Âmir b. Abdi Kays da der ki:
“Nebiyy-i Ekrem (s.a.s.)’in ashâbından bir değil, iki değil, üç değil, pek çok kişiden işittim, şöyle buyuruyorlardı: «İmanın ışığı veya imanın nûru tefekkürdür.»” (Bu sözler için bk. İbn Kesîr, Tefsîru’l-Kur’ân, I, 438)
Gökler ve yer hakkında düşünerek azamet-i ilâhîye karşısında hayran kalan mü’minler, tefekkürlerine dua ve ilticâyı da katarak ibâdetlerine büyük bir huşûyla devam ederler.
سُبْحَانَكَ (sübhâneke) ifadesi, insan aklının, göklerin ve yerin yaratılışındaki Allah’ın hikmetlerini idrakten âciz kaldığını ikrar ve tasdik etmektir. Allah Teâlâ bunları boş yere yaratmamış, her ne kadar aklımızla idrak edemesek de bunları yüce hikmetler ve engin sırlarla vücûda getirmiştir. Ayrıca “sübhân” kelimesinde “bütün mahlukatı tarafından hiç aralıksız tesbih edilen zat” anlamı da vardır. Zira pek çok âyet, yerde ve gökte bulunan her şeyin aralıksız ve kesintisiz olarak Allah’ı tesbih ettiğini haber vermektedir. (bk. İsrâ 17/44; Hadid 57/1; Saff 61/1; Cuma 62/1; Teğabün 64/1)

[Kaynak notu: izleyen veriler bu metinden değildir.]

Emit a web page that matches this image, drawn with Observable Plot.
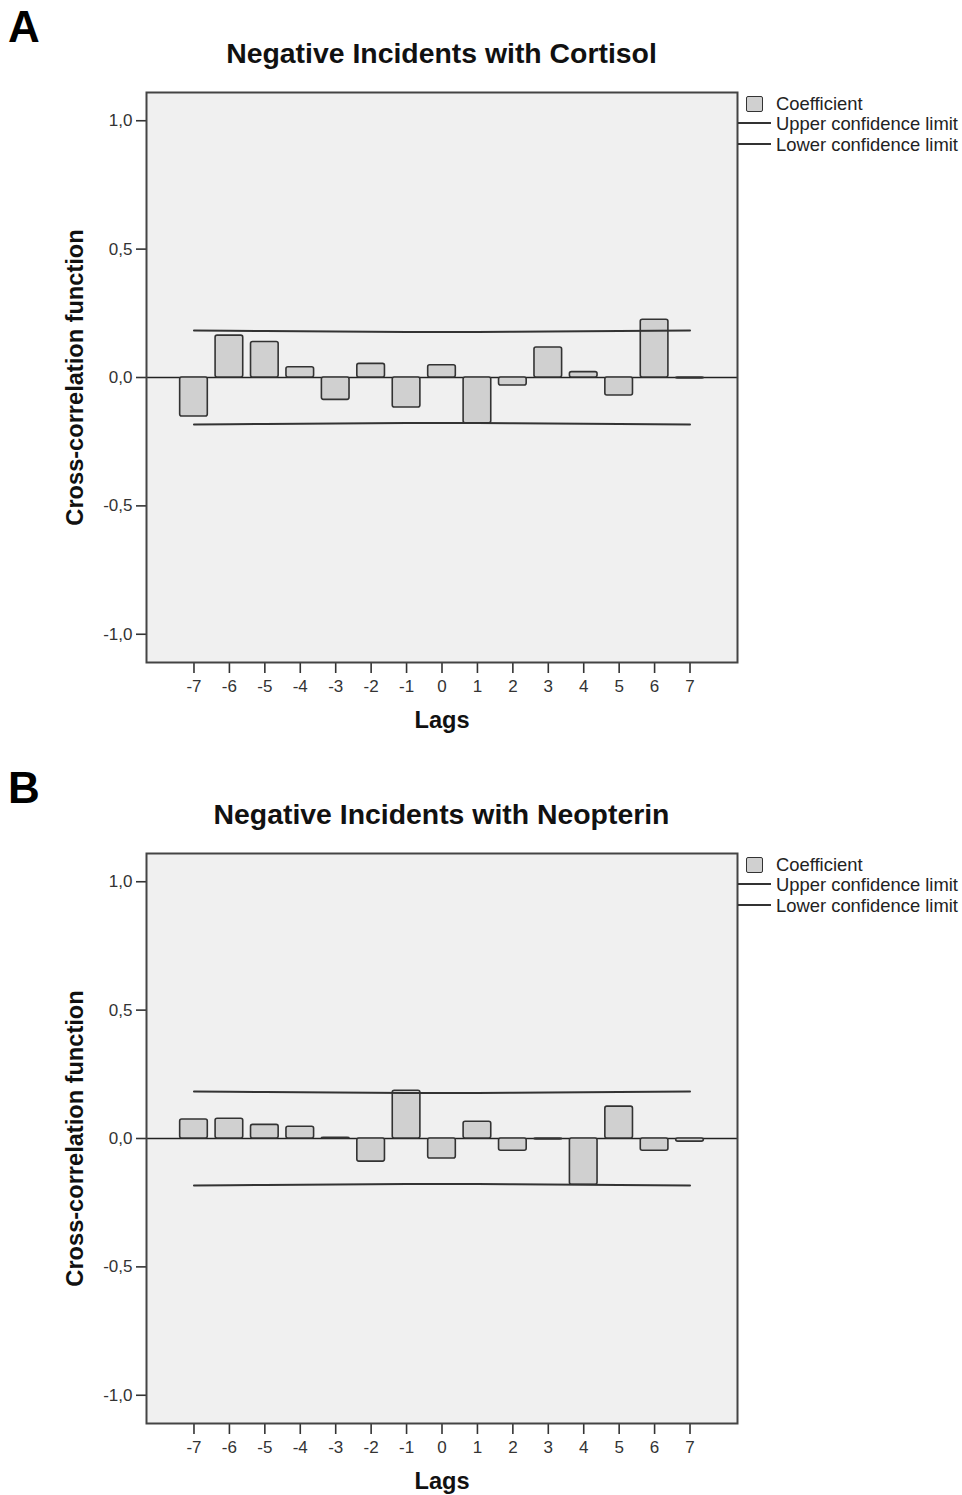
<!DOCTYPE html>
<html>
<head>
<meta charset="utf-8">
<script src="https://cdn.jsdelivr.net/npm/d3@7"></script>
<script src="https://cdn.jsdelivr.net/npm/@observablehq/plot@0.6"></script>
<style>
  html, body { margin: 0; padding: 0; background: #fff; overflow: hidden; }
  body { width: 962px; font-family: "Liberation Sans", Arial, sans-serif; }
  .panel { position: relative; width: 962px; }
  .panel svg { position: absolute; left: 0; top: 0; }
  .letter { position: absolute; left: 8px; top: 5px; font-size: 44px; font-weight: bold; line-height: 1; color: #000; }
  .title { position: absolute; left: 146px; width: 591px; top: 39px; text-align: center; font-size: 28.4px; font-weight: bold; line-height: 1; color: #111; white-space: nowrap; }
  .legend { position: absolute; left: 0; top: 0; font-size: 18.4px; color: #222; line-height: 1; }
  .legend .t { position: absolute; left: 776px; white-space: nowrap; }
  .legend .sw { position: absolute; left: 746px; width: 15px; height: 14px; background: #d0d0d0; border: 1.5px solid #333; border-radius: 2px; }
  .legend .ln { position: absolute; left: 738px; width: 33px; height: 0; border-top: 2px solid #333; }
  g[aria-label="x-axis label"] text, g[aria-label="y-axis label"] text { font-weight: bold; font-size: 23.6px; fill: #111; }
</style>
</head>
<body>
<div id="root"></div>
<script>
// ---- data ----
const lags = [-7, -6, -5, -4, -3, -2, -1, 0, 1, 2, 3, 4, 5, 6, 7];
const yTicks = [-1, -0.5, 0, 0.5, 1];

const titleA = "Negative Incidents with Cortisol";
const coefA = [-0.152, 0.163, 0.138, 0.040, -0.087, 0.053, -0.117, 0.048, -0.178, -0.031, 0.117, 0.021, -0.070, 0.225, -0.004];
const uclA  = [0.183, 0.182, 0.181, 0.180, 0.179, 0.178, 0.177, 0.177, 0.177, 0.178, 0.179, 0.180, 0.181, 0.182, 0.183];
const lclA  = [-0.183, -0.182, -0.181, -0.180, -0.179, -0.178, -0.177, -0.177, -0.177, -0.178, -0.179, -0.180, -0.181, -0.182, -0.183];

const titleB = "Negative Incidents with Neopterin";
const coefB = [0.074, 0.077, 0.053, 0.046, 0.003, -0.090, 0.186, -0.078, 0.065, -0.048, -0.004, -0.180, 0.124, -0.048, -0.012];
const uclB  = [0.183, 0.182, 0.181, 0.180, 0.179, 0.178, 0.177, 0.177, 0.177, 0.178, 0.179, 0.180, 0.181, 0.182, 0.183];
const lclB  = [-0.183, -0.182, -0.181, -0.180, -0.179, -0.178, -0.177, -0.177, -0.177, -0.178, -0.179, -0.180, -0.181, -0.182, -0.183];

const legendItems = ["Coefficient", "Upper confidence limit", "Lower confidence limit"];

// ---- drawing ----
const fmtY = d => d.toFixed(1).replace(".", ",");

function makePanel(letter, title, coef, ucl, lcl, panelHeight) {
  const div = document.createElement("div");
  div.className = "panel";
  div.style.height = panelHeight + "px";

  const data = lags.map((lag, i) => ({lag, v: coef[i], u: ucl[i], l: lcl[i]}));
  const plot = Plot.plot({
    width: 962,
    height: panelHeight,
    marginTop: 92,
    marginBottom: panelHeight - 662,
    marginLeft: 146,
    marginRight: 225,
    style: {fontFamily: "'Liberation Sans', Arial, sans-serif", fontSize: "17px", color: "#333", background: "transparent", overflow: "visible"},
    x: {domain: [-8.34, 8.34]},
    y: {domain: [-1.11, 1.11]},
    marks: [
      Plot.frame({fill: "#f0f0f0"}),
      Plot.ruleY([0], {stroke: "#222", strokeWidth: 1.6}),
      Plot.rectY(data, {x1: d => d.lag - 0.39, x2: d => d.lag + 0.39, y1: 0, y2: "v", fill: "#d0d0d0", stroke: "#333", strokeWidth: 1.6, rx: 2}),
      Plot.line(data, {x: "lag", y: "u", stroke: "#333", strokeWidth: 2}),
      Plot.line(data, {x: "lag", y: "l", stroke: "#333", strokeWidth: 2}),
      Plot.axisX({ticks: lags, tickFormat: d => String(d), tickSize: 11, tickPadding: 6, strokeWidth: 1.6,
        label: "Lags", labelAnchor: "center", labelArrow: "none", labelOffset: 65}),
      Plot.axisY({ticks: yTicks, tickFormat: fmtY, tickSize: 10, tickPadding: 4, strokeWidth: 1.6,
        label: "Cross-correlation function", labelAnchor: "center", labelArrow: "none", labelOffset: 80}),
      Plot.frame({stroke: "#444", strokeWidth: 2})
    ]
  });
  div.appendChild(plot);

  const l = document.createElement("div");
  l.className = "letter"; l.textContent = letter;
  div.appendChild(l);

  const t = document.createElement("div");
  t.className = "title"; t.textContent = title;
  div.appendChild(t);

  const lg = document.createElement("div");
  lg.className = "legend";
  const sw = document.createElement("div"); sw.className = "sw"; sw.style.top = "96px"; lg.appendChild(sw);
  const ln1 = document.createElement("div"); ln1.className = "ln"; ln1.style.top = "122px"; lg.appendChild(ln1);
  const ln2 = document.createElement("div"); ln2.className = "ln"; ln2.style.top = "143px"; lg.appendChild(ln2);
  const tops = [94.5, 114.5, 136];
  legendItems.forEach((txt, i) => {
    const s = document.createElement("div"); s.className = "t"; s.style.top = tops[i] + "px"; s.textContent = txt; lg.appendChild(s);
  });
  div.appendChild(lg);
  return div;
}

const root = document.getElementById("root");
root.appendChild(makePanel("A", titleA, coefA, uclA, lclA, 761));
root.appendChild(makePanel("B", titleB, coefB, uclB, lclB, 734));
</script>
</body>
</html>
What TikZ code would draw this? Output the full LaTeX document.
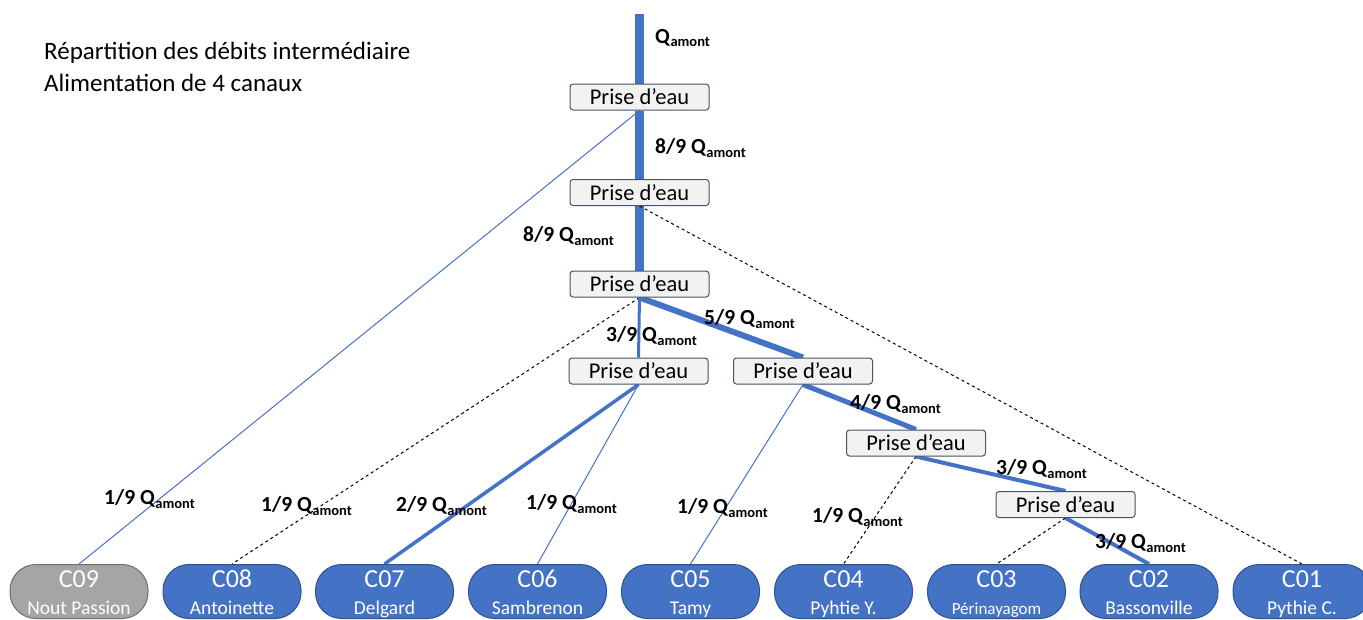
\documentclass[tikz,border=0pt]{standalone}
\usepackage{fontspec}
\setmainfont{Carlito}
\usetikzlibrary{backgrounds}
\definecolor{cblue}{HTML}{4472C4}
\definecolor{cborder}{HTML}{2F528F}
\definecolor{cgray}{HTML}{A5A5A5}
\definecolor{cgrayb}{HTML}{6F6F6F}
\definecolor{pfill}{HTML}{F2F2F2}
\definecolor{pborder}{HTML}{44546A}
\newcommand{\qam}[1]{\textbf{#1}\raisebox{-0.35ex}{\fontsize{14.5}{14.5}\selectfont\bfseries amont}}
\tikzset{
  prise/.style={draw=pborder, fill=pfill, rounded corners=3, minimum width=139, minimum height=26, inner sep=0, line width=1, font=\fontsize{22.5}{22.5}\selectfont},
  canal/.style={draw=cborder, fill=cblue, rounded corners=26, minimum width=138, minimum height=54, inner sep=0, line width=1, text=white, align=center, anchor=north, font=\fontsize{19.5}{27}\selectfont},
  canalgray/.style={canal, draw=cgrayb, fill=cgray},
  lab/.style={font=\fontsize{21.5}{21.5}\selectfont, anchor=west, inner sep=0},
  trunk/.style={draw=cblue, line width=9},
  thinline/.style={draw=cblue, line width=1},
  dashline/.style={draw=black, line width=1, dashed},
}
\newcommand{\ct}[2]{{\fontsize{26}{27}\selectfont #1\vphantom{Ég}}\\#2\vphantom{Ég}}
\begin{document}
\begin{tikzpicture}[x=1pt,y=-1pt]
\useasboundingbox (0,0) rectangle (1363,619);
\node[anchor=north west, align=left, inner sep=0, font=\fontsize{25}{32}\selectfont] (title) at (44,42) {Répartition des débits intermédiaire\\Alimentation de 4 canaux};
\coordinate (top) at (639.5,14);
\node[prise] (p1) at (639.5,97) {Prise d’eau};
\node[prise] (p2) at (639.5,192.5) {Prise d’eau};
\node[prise] (p3) at (639.5,284) {Prise d’eau};
\node[prise] (p4) at (638.5,371) {Prise d’eau};
\node[prise] (p5) at (803,371) {Prise d’eau};
\node[prise] (p6) at (916,443) {Prise d’eau};
\node[prise] (p7) at (1065.5,504.5) {Prise d’eau};
\node[canalgray] (c09) at (79,564) {\ct{C09}{Nout Passion}};
\node[canal] (c08) at (232,564) {\ct{C08}{Antoinette}};
\node[canal] (c07) at (384.5,564) {\ct{C07}{Delgard}};
\node[canal] (c06) at (537.5,564) {\ct{C06}{Sambrenon}};
\node[canal] (c05) at (690.5,564) {\ct{C05}{Tamy}};
\node[canal] (c04) at (843.5,564) {\ct{C04}{Pyhtie Y.}};
\node[canal] (c03) at (996.5,564) {\ct{C03}{\fontsize{17}{27}\selectfont Périnayagom}};
\node[canal] (c02) at (1149,564) {\ct{C02}{Bassonville}};
\node[canal] (c01) at (1302,564) {\ct{C01}{Pythie C.}};
\begin{scope}[on background layer]
\draw[trunk] (top) -- (p1.north);
\draw[trunk] (p1.south) -- (p2.north);
\draw[trunk] (p2.south) -- (p3.north);
\draw[thinline] (p1.south) -- (c09.north);
\draw[dashline] (p2.south) -- (c01.north);
\draw[dashline] (p3.south) -- (c08.north);
\draw[draw=cblue, line width=3] (p3.south) -- (p4.north);
\draw[draw=cblue, line width=6] (p3.south) -- (p5.north);
\draw[draw=cblue, line width=3.5] (p4.south) -- (c07.north);
\draw[thinline] (p4.south) -- (c06.north);
\draw[thinline] (p5.south) -- (c05.north);
\draw[draw=cblue, line width=5] (p5.south) -- (p6.north);
\draw[dashline] (p6.south) -- (c04.north);
\draw[draw=cblue, line width=4] (p6.south) -- (p7.north);
\draw[dashline] (p7.south) -- (c03.north);
\draw[draw=cblue, line width=4] (p7.south) -- (c02.north);
\end{scope}
\node[lab] (l0) at (655,38) {\qam{Q}};
\node[lab] (l1) at (655,148) {\qam{8/9 Q}};
\node[lab] (l2) at (523,236) {\qam{8/9 Q}};
\node[lab] (l3) at (606,336) {\qam{3/9 Q}};
\node[lab] (l4) at (704,319) {\qam{5/9 Q}};
\node[lab] (l5) at (850,404) {\qam{4/9 Q}};
\node[lab] (l6) at (996,469) {\qam{3/9 Q}};
\node[lab] (l7) at (1095,543) {\qam{3/9 Q}};
\node[lab] (l8) at (104,499) {\qam{1/9 Q}};
\node[lab] (l9) at (261,506) {\qam{1/9 Q}};
\node[lab] (l10) at (396,506) {\qam{2/9 Q}};
\node[lab] (l11) at (526,504) {\qam{1/9 Q}};
\node[lab] (l12) at (677,508) {\qam{1/9 Q}};
\node[lab] (l13) at (812,517) {\qam{1/9 Q}};
\end{tikzpicture}
\end{document}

Dua etmek isteyen kişi, âyette olduğu gibi önce zikir ve tefekkürle huşûya ermeli, ardından Allah Teâlâ’yı senâ etmeli, daha sonra da talebini zikretmelidir.
Bu âyette, temiz ve tam akıl sahibi kimselerin vasıfları zikredilmiştir. Kişi ne kadar zikir, tefekkür ve Allah’a ilticâ hâlinde bulunabilir, etrâfındaki ilâhî sanat hârikalarından ibret alabilirse, o kadar akl-ı selîm sahibi sayılır.
Aynı zamanda bu âyet, Müslümanları mahlûkât üzerinde tefekküre sevk ederken; hem Fizik, Kimyâ, Astronomi gibi tabiat ilimlerinin incelenmesini teşvik etmekte, hem de bu araştırmada bulunanlara büyük bir ders vermektedir.